# REQUIREMENTS
Copy from the first line below down to and including the line with "4.02, 4.10, 4.09, 3.99, 3.81, 3.54, 3.18, 2.64]". Skip the pictures.

— START RECORDED DATA —

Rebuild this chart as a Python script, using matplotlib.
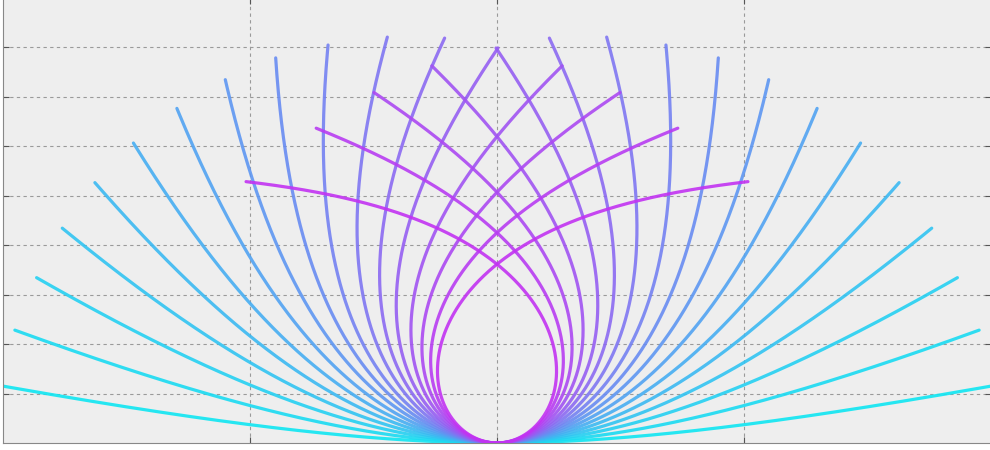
import numpy as np
import matplotlib
matplotlib.use("Agg")
import matplotlib.pyplot as plt

# Tip of every left-hand strand in data units (the right-hand strands are mirror images)
tip_x = [-5.03, -4.88, -4.66, -4.40, -4.07, -3.68, -3.24, -2.75, -2.24,
         -1.71, -1.11, -0.53, 0.01, 0.66, 1.245, 1.83, 2.54]
tip_y = [0.58, 1.14, 1.67, 2.17, 2.63, 3.03, 3.38, 3.67, 3.89,
         4.02, 4.10, 4.09, 3.99, 3.81, 3.54, 3.18, 2.64]

# Decay length of the bending (fraction of strand length), outermost and innermost strand
decay_outer = 0.50
decay_inner = 0.30

x_ticks = [-2.5, 0.0, 2.5]
y_ticks = [0.5, 1.0, 1.5, 2.0, 2.5, 3.0, 3.5, 4.0]

u = np.linspace(0.0, 1.0, 600)
du = np.diff(u)


def unit_path(turn, lam):
    """Strand of unit length leaving the origin leftwards, bending clockwise
    by `turn` radians in total, with the bending fading out exponentially."""
    phi = turn * (1.0 - np.exp(-u / lam)) / (1.0 - np.exp(-1.0 / lam))
    dx = -np.cos(phi)
    dy = np.sin(phi)
    px = np.concatenate([[0.0], np.cumsum(0.5 * (dx[1:] + dx[:-1]) * du)])
    py = np.concatenate([[0.0], np.cumsum(0.5 * (dy[1:] + dy[:-1]) * du)])
    return px, py


turn_grid = np.linspace(0.0, 3.6, 500)

fig = plt.figure(figsize=(9.9, 4.5), dpi=100)
fig.patch.set_facecolor("white")
ax = fig.add_axes([3 / 990, 7 / 450, 988 / 990, 445.5 / 450])
ax.set_facecolor("#eeeeee")

cmap = plt.get_cmap("cool")
n = len(tip_x)
for i, (tx, ty) in enumerate(zip(tip_x, tip_y)):
    frac = i / (n - 1)
    lam = decay_outer + (decay_inner - decay_outer) * frac
    dirs, chords = [], []
    for t in turn_grid:
        px, py = unit_path(t, lam)
        dirs.append(np.arctan2(py[-1], -px[-1]))
        chords.append(np.hypot(px[-1], py[-1]))
    dirs = np.maximum.accumulate(np.array(dirs))
    turn = np.interp(np.arctan2(ty, -tx), dirs, turn_grid)
    ratio = np.interp(turn, turn_grid, np.array(chords))
    length = np.hypot(tx, ty) / ratio
    px, py = unit_path(turn, lam)
    r, g, b, _ = cmap(0.78 * frac)
    color = (0.9 * r + 0.06, 0.9 * g, 0.95 * b)
    for sign in (1, -1):
        ax.plot(sign * px * length, py * length, color=color, lw=2.3,
                alpha=0.9, solid_capstyle="round", zorder=2 + i)

ax.set_xlim(-5, 5)
ax.set_ylim(0, 4.5)
ax.set_xticks(x_ticks)
ax.set_yticks(y_ticks)
ax.grid(True, color="#9a9a9a", linestyle=(0, (3, 3)), linewidth=0.8, zorder=1)
ax.set_axisbelow(True)
ax.tick_params(direction="in", length=4, width=0.8, colors="#555555",
               top=True, right=True, labelleft=False, labelbottom=False)
for sp in ax.spines.values():
    sp.set_color("#888888")
    sp.set_linewidth(0.8)

fig.savefig("out.png", dpi=100)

— END RECORDED DATA —

# THE COMPLETED TASK
Rebuild this chart as a Python script, using matplotlib.
import numpy as np
import matplotlib
matplotlib.use("Agg")
import matplotlib.pyplot as plt

# Tip of every left-hand strand in data units (the right-hand strands are mirror images)
tip_x = [-5.03, -4.88, -4.66, -4.40, -4.07, -3.68, -3.24, -2.75, -2.24,
         -1.71, -1.11, -0.53, 0.01, 0.66, 1.245, 1.83, 2.54]
tip_y = [0.58, 1.14, 1.67, 2.17, 2.63, 3.03, 3.38, 3.67, 3.89,
         4.02, 4.10, 4.09, 3.99, 3.81, 3.54, 3.18, 2.64]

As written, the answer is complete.